Bagaimana harga sayur mayur di sana? Di suatu pasar swalayan aku mengamati yang kalau dikonversikan ke dalam rupiah,  tercatat harga tomat Rp. 40.000 per kg;  kol Rp. 30.000 per kg. Bisa kita bandingkan dengan di negeri kita, harga tomat di tingkat petani rata-rata Rp 2.000 per kg, dan kol Rp 500 per kg. Harga inipun tak selalu stabil. Terkadang jauh di bawah harga itu sehingga petani-petani kita terpaksa membiarkannya membusuk di ladang. Patut pula dicatat, para petani kita mengeluarkan dana yang yang lebih besar untuk pupuk dan pestisida. Ironisnya, sayur-mayur kita sering dihindari di pasar luar negeri karena diberitakan megandung zat-zat beracun.
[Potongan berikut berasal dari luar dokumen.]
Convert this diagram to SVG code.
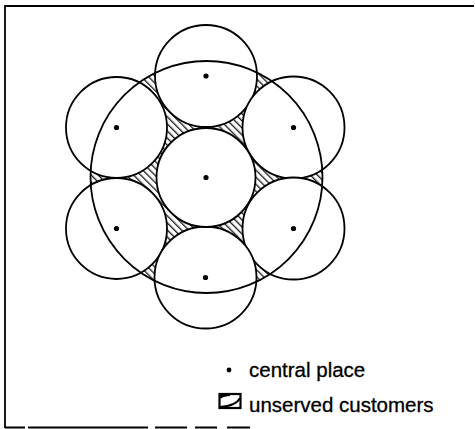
<svg xmlns="http://www.w3.org/2000/svg" width="475" height="429" viewBox="0 0 475 429">
<style>
.c{fill:#fff;stroke:#000;stroke-width:1.8}
.dot{fill:#000}
.frame{stroke:#000;stroke-width:1.8;fill:none}
.lbl{font-family:"Liberation Sans",Arial,sans-serif;font-size:20.5px;fill:#000;stroke:#000;stroke-width:0.3}
</style>
<defs>
<pattern id="hatch" patternUnits="userSpaceOnUse" width="5" height="5" patternTransform="rotate(-45)">
<rect width="5" height="5" fill="#fff"/>
<line x1="0.7" y1="0" x2="0.7" y2="5" stroke="#000" stroke-width="1.2"/>
</pattern>
</defs>
<g id="frame">
<line class="frame" x1="5" y1="6" x2="474" y2="6"/>
<line class="frame" x1="5" y1="5" x2="5" y2="428"/>
<path class="frame" d="M5 427.5H25M28 427.5H148M155 427.5H187M195 427.5H217M227 427.5H250"/>
</g>
<g id="market-area">
<circle cx="206.5" cy="177" r="116" fill="url(#hatch)"/>
</g>
<g id="place-top"><circle class="c" cx="206" cy="76" r="51"/><circle class="dot" cx="206" cy="76" r="2.6"/></g>
<g id="place-upper-left"><circle class="c" cx="116.5" cy="127.5" r="50.5"/><circle class="dot" cx="116.5" cy="127.5" r="2.6"/></g>
<g id="place-upper-right"><circle class="c" cx="293.5" cy="127.5" r="51"/><circle class="dot" cx="293.5" cy="127.5" r="2.6"/></g>
<g id="place-lower-left"><circle class="c" cx="116.5" cy="228.5" r="50.5"/><circle class="dot" cx="116.5" cy="228.5" r="2.6"/></g>
<g id="place-lower-right"><circle class="c" cx="293.5" cy="228.5" r="51"/><circle class="dot" cx="293.5" cy="228.5" r="2.6"/></g>
<g id="place-bottom"><circle class="c" cx="205.5" cy="277.5" r="51"/><circle class="dot" cx="205.5" cy="277.5" r="2.6"/></g>
<g id="place-center"><circle class="c" cx="206" cy="177.5" r="49.5"/><circle class="dot" cx="206" cy="177.5" r="2.6"/></g>
<g id="market-outline">
<circle cx="206.5" cy="177" r="116" fill="none" stroke="#000" stroke-width="1.8"/>
</g>
<g id="legend">
<circle class="dot" cx="229" cy="370" r="2.4"/>
<text class="lbl" x="249" y="377">central place</text>
<rect x="219.5" y="394" width="21" height="14" fill="#fff" stroke="#000" stroke-width="2.2"/>
<path d="M220 398 Q224 395 230 395 M220 407 Q236 406 240 398" fill="none" stroke="#000" stroke-width="1.8"/>
<path d="M220 395 L225 395 Q221 396 220 399 Z" fill="#000"/>
<text class="lbl" x="249" y="411.5">unserved customers</text>
</g>
</svg>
Tak kalah mengesankan adalah saat aku berkunjung ke pabrik pengolahan yuzu di Umajimura. Desa itu terletak di prefektur (setingkat propinsi) Kochi yang ibukotanya juga bernama Kochi. Dari Tokyo kami terbang sekitar dua jam menuju kota yang terletak di pulau Shikoku bagian selatan. Pemandu kami, Takagi-san mengatakan, Umajimura terletak di pegunungan yang berada di wilayah pedalaman. Hasrat untuk tiba di sana  terpendam di hati sejak mendengar kata “pedalaman.” Mengingatkan aku pada tokoh legendaris Oshin, Musashi, dan kuil-kuil kuno tempat berlatih kaum samurai. Ya, seperti apakah Jepang di sana? Seperti apa ladang-ladangnya? Bagaimana kehidupan sehari-hari para petaninya? Berbagai pertanyaan memenuhi benakku.
Dari Kochi kami menumpang bus menuju Umajimura.  Melintasi jalan-jalan sunyi. Tiga jam kemudian kami tiba di tujuan.  Namun, pengertian pedalaman yang aku bayangkan dengan kenyataan sungguh jauh beda. Katanya pedalaman, tapi aku melihat para petani berseliweran mengendarai mobil-mobil keluaran terbaru di jalan-jalan yang mulus. Tak ubahnya seperti orang-orang kantoran di Tokyo. Dan di mana-mana tampak sudah tersentuh teknologi modern. Kata Takagi-san, mereka menjual hasil panen bukan dengan menerima uang tunai, melainkan secara otomatis jumlah uang di rekening bank akan bertambah. Hebat!
Yuzu merupakan jeruk yang sangat terkenal di seantero Jepang. Sastrawan terkemuka Jepang, Natsume Soseki (1867-1916) pernah menulis tentang yuzu, “Kamu mungkin bertanya-tanya, apa hubungan yuzu dengan mandi air hangat pada musim semi. Tak terhitung, pada musim dingin yuzu digunakan untuk berendam di air hangat. Itu adalah mandi malam yang sudah dilakukan sejak dahulu kala. Aroma yuzu dipercaya akan melindungi orang-orang yang berendam dari segala penyakit.”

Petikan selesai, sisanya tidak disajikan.